- **Dataset content**
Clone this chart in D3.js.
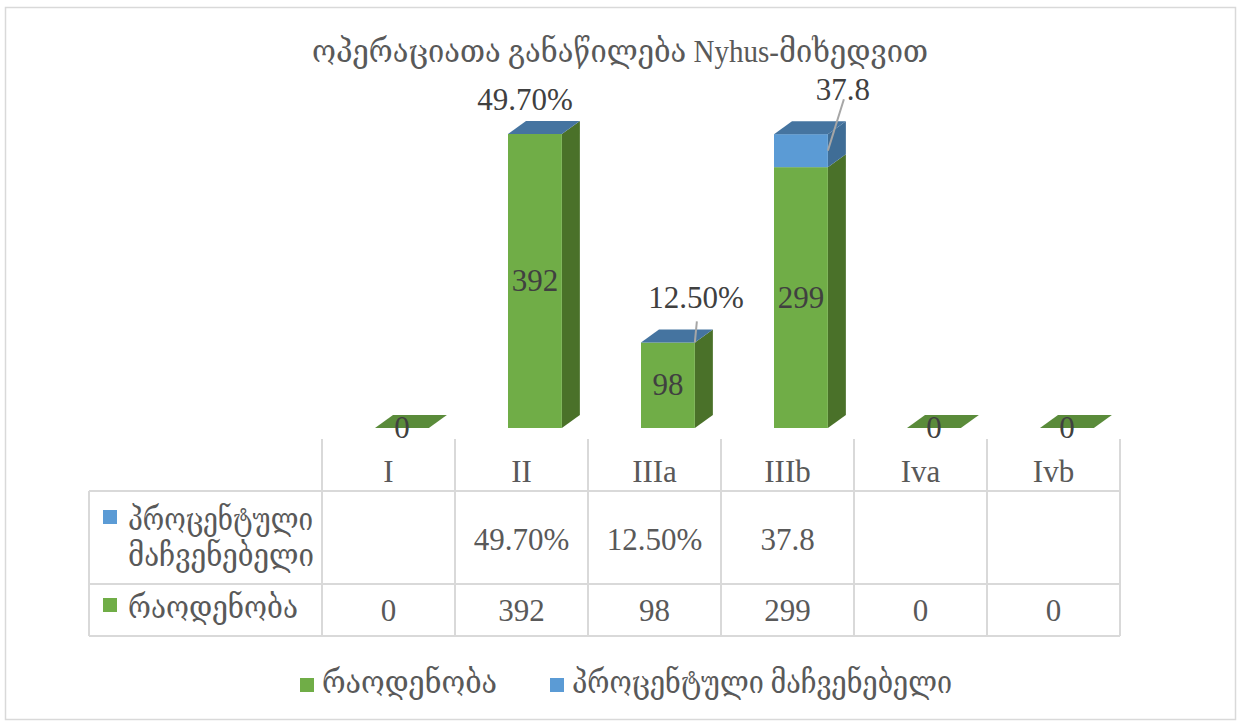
<!DOCTYPE html>
<html>
<head>
<meta charset="utf-8">
<script src="https://cdn.jsdelivr.net/npm/d3@7"></script>
<style>
  html, body { margin: 0; padding: 0; background: #fff; }
  svg text { font-family: "Liberation Serif", "DejaVu Serif", serif; }
</style>
</head>
<body>
<svg id="chart" width="1238" height="724"></svg>
<script>
// Nyhus classification: operations per category
const chartTitle = "ოპერაციათა განაწილება Nyhus-მიხედვით";
const categories = ["I", "II", "IIIa", "IIIb", "Iva", "Ivb"];
const countValues = [0, 392, 98, 299, 0, 0];
const percentValues = [null, 0.497, 0.125, 37.8, null, null];
const seriesNames = ["რაოდენობა", "პროცენტული მაჩვენებელი"];
const tableRowLabels = [["პროცენტული", "მაჩვენებელი"], ["რაოდენობა"]];
const valueMax = 337; // fixed top of the value axis

const svg = d3.select("#chart");

const C = {
  greenFront: "#70ad47", greenSide: "#4a7129", greenTop: "#5a8b3a",
  blueFront: "#5b9bd5", blueSide: "#3f6d96", blueTop: "#4574a0",
  text: "#595959", label: "#404040", grid: "#d9d9d9", leader: "#a6a6a6"
};

const fmtPct = v => v < 1 ? d3.format(".2%")(v) : String(v);

// outer chart frame
svg.append("rect").attr("x", 5.5).attr("y", 7.5).attr("width", 1230).attr("height", 712)
  .attr("fill", "#fff").attr("stroke", C.grid).attr("stroke-width", 1.5);

// title
svg.append("text").attr("x", 620).attr("y", 62).attr("text-anchor", "middle")
  .attr("font-size", 32).attr("fill", C.text)
  .attr("textLength", 616).attr("lengthAdjust", "spacingAndGlyphs")
  .text(chartTitle);

// scales
const x = d3.scaleBand().domain(categories).range([322, 1120]).padding(0);
const y = d3.scaleLinear().domain([0, valueMax]).range([428, 134]).clamp(true);
const bw = x.bandwidth() * 0.405;
const frontLeft = c => x(c) + x.bandwidth() / 2 - 13.5;
const DX = 18, DY = 13;

const rows = categories.map((c, i) => ({
  cat: c, count: countValues[i], pct: percentValues[i]
}));

const plot = svg.append("g");

function sideFace(g, x0, yTop, yBot, fill) {
  const x1 = x0 + bw;
  g.append("path").attr("fill", fill)
    .attr("d", `M${x1},${yBot}L${x1 + DX},${yBot - DY}L${x1 + DX},${yTop - DY}L${x1},${yTop}Z`);
}
function topFace(g, x0, yTop, fill) {
  const x1 = x0 + bw;
  g.append("path").attr("fill", fill)
    .attr("d", `M${x0},${yTop}L${x0 + DX},${yTop - DY}L${x1 + DX},${yTop - DY}L${x1},${yTop}Z`);
}

rows.forEach(d => {
  const g = plot.append("g");
  const x0 = frontLeft(d.cat);
  const base = y(0);
  const gTop = y(d.count);
  const total = d.count + (d.pct || 0);
  const bTop = y(total);
  if (gTop < base) {
    sideFace(g, x0, gTop, base, C.greenSide);
    g.append("rect").attr("x", x0).attr("y", gTop).attr("width", bw).attr("height", base - gTop)
      .attr("fill", C.greenFront);
  }
  if (d.pct != null && bTop < gTop) {
    sideFace(g, x0, bTop, gTop, C.blueSide);
    g.append("rect").attr("x", x0).attr("y", bTop).attr("width", bw).attr("height", gTop - bTop)
      .attr("fill", C.blueFront);
  }
  topFace(g, x0, d.pct != null ? bTop : gTop, d.pct != null ? C.blueTop : C.greenTop);

  // count label, centred on the green segment
  const cx = x0 + bw / 2;
  g.append("text").attr("x", cx).attr("y", (gTop + base) / 2 + 10)
    .attr("text-anchor", "middle").attr("font-size", 31).attr("fill", C.label)
    .text(d.count);
});

// percentage labels placed above each column, with leader lines where moved
const pctLabelNudge = [null, {dx: -10, dy: -24, leader: null},
  {dx: 28, dy: -34, leader: [0, 2, -21]},
  {dx: 42, dy: -34, leader: [0.5, 16, -35]}, null, null];
rows.forEach((d, i) => {
  if (d.pct == null) return;
  const n = pctLabelNudge[i];
  const x0 = frontLeft(d.cat);
  const top = y(d.count + d.pct);
  const gTop = y(d.count);
  if (n.leader) {
    const lx = x0 + bw;
    const ly = top + (gTop - top) * n.leader[0];
    plot.append("line").attr("x1", lx).attr("y1", ly)
      .attr("x2", lx + n.leader[1]).attr("y2", top + n.leader[2])
      .attr("stroke", C.leader).attr("stroke-width", 2);
  }
  plot.append("text").attr("x", x0 + bw / 2 + n.dx).attr("y", top + n.dy)
    .attr("text-anchor", "middle").attr("font-size", 31).attr("fill", C.label)
    .text(fmtPct(d.pct));
});

// data table
const tbl = svg.append("g").attr("stroke", C.grid).attr("stroke-width", 2);
const tLeft = 89, tTop = 491, hTop = 439, r1 = 584, tBot = 636;
const colEdges = categories.map(c => x(c)).concat([x.range()[1]]);
colEdges.forEach(cx => tbl.append("line").attr("x1", cx).attr("x2", cx).attr("y1", hTop).attr("y2", tBot));
tbl.append("line").attr("x1", tLeft).attr("x2", tLeft).attr("y1", tTop).attr("y2", tBot);
[tTop, r1, tBot].forEach(yy => tbl.append("line").attr("x1", tLeft).attr("x2", 1120).attr("y1", yy).attr("y2", yy));

const tText = svg.append("g").attr("fill", C.text).attr("font-size", 31).attr("text-anchor", "middle");
categories.forEach(c => tText.append("text").attr("x", x(c) + x.bandwidth() / 2).attr("y", 482).text(c));
rows.forEach(d => {
  const cx = x(d.cat) + x.bandwidth() / 2;
  if (d.pct != null) tText.append("text").attr("x", cx).attr("y", 550).text(fmtPct(d.pct));
  tText.append("text").attr("x", cx).attr("y", 621).text(d.count);
});

// row headers with series keys
const rowKeys = [C.blueFront, C.greenFront];
const rowLines = [[530, 566], [618]];
const rowWidths = [[185, 186], [170]];
tableRowLabels.forEach((lines, r) => {
  svg.append("rect").attr("x", 103).attr("y", rowLines[r][0] - 20).attr("width", 14).attr("height", 14)
    .attr("fill", rowKeys[r]);
  lines.forEach((t, k) => {
    svg.append("text").attr("x", 128).attr("y", rowLines[r][k]).attr("font-size", 31)
      .attr("fill", C.text).attr("textLength", rowWidths[r][k]).attr("lengthAdjust", "spacingAndGlyphs")
      .text(t);
  });
});

// legend
const legend = [{name: seriesNames[0], color: C.greenFront, x: 300, w: 175},
                {name: seriesNames[1], color: C.blueFront, x: 550, w: 380}];
legend.forEach(l => {
  svg.append("rect").attr("x", l.x).attr("y", 678).attr("width", 14).attr("height", 14).attr("fill", l.color);
  svg.append("text").attr("x", l.x + 22).attr("y", 693).attr("font-size", 31).attr("fill", C.text)
    .attr("textLength", l.w).attr("lengthAdjust", "spacingAndGlyphs").text(l.name);
});
</script>
</body>
</html>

- **Problem**
Please reproduce the listing exactly from its opening line through the line that contains "const fmtPct = v", both included, with all pictures omitted.

- **Written solution**
Clone this chart in D3.js.
<!DOCTYPE html>
<html>
<head>
<meta charset="utf-8">
<script src="https://cdn.jsdelivr.net/npm/d3@7"></script>
<style>
  html, body { margin: 0; padding: 0; background: #fff; }
  svg text { font-family: "Liberation Serif", "DejaVu Serif", serif; }
</style>
</head>
<body>
<svg id="chart" width="1238" height="724"></svg>
<script>
// Nyhus classification: operations per category
const chartTitle = "ოპერაციათა განაწილება Nyhus-მიხედვით";
const categories = ["I", "II", "IIIa", "IIIb", "Iva", "Ivb"];
const countValues = [0, 392, 98, 299, 0, 0];
const percentValues = [null, 0.497, 0.125, 37.8, null, null];
const seriesNames = ["რაოდენობა", "პროცენტული მაჩვენებელი"];
const tableRowLabels = [["პროცენტული", "მაჩვენებელი"], ["რაოდენობა"]];
const valueMax = 337; // fixed top of the value axis

const svg = d3.select("#chart");

const C = {
  greenFront: "#70ad47", greenSide: "#4a7129", greenTop: "#5a8b3a",
  blueFront: "#5b9bd5", blueSide: "#3f6d96", blueTop: "#4574a0",
  text: "#595959", label: "#404040", grid: "#d9d9d9", leader: "#a6a6a6"
};

const fmtPct = v => v < 1 ? d3.format(".2%")(v) : String(v);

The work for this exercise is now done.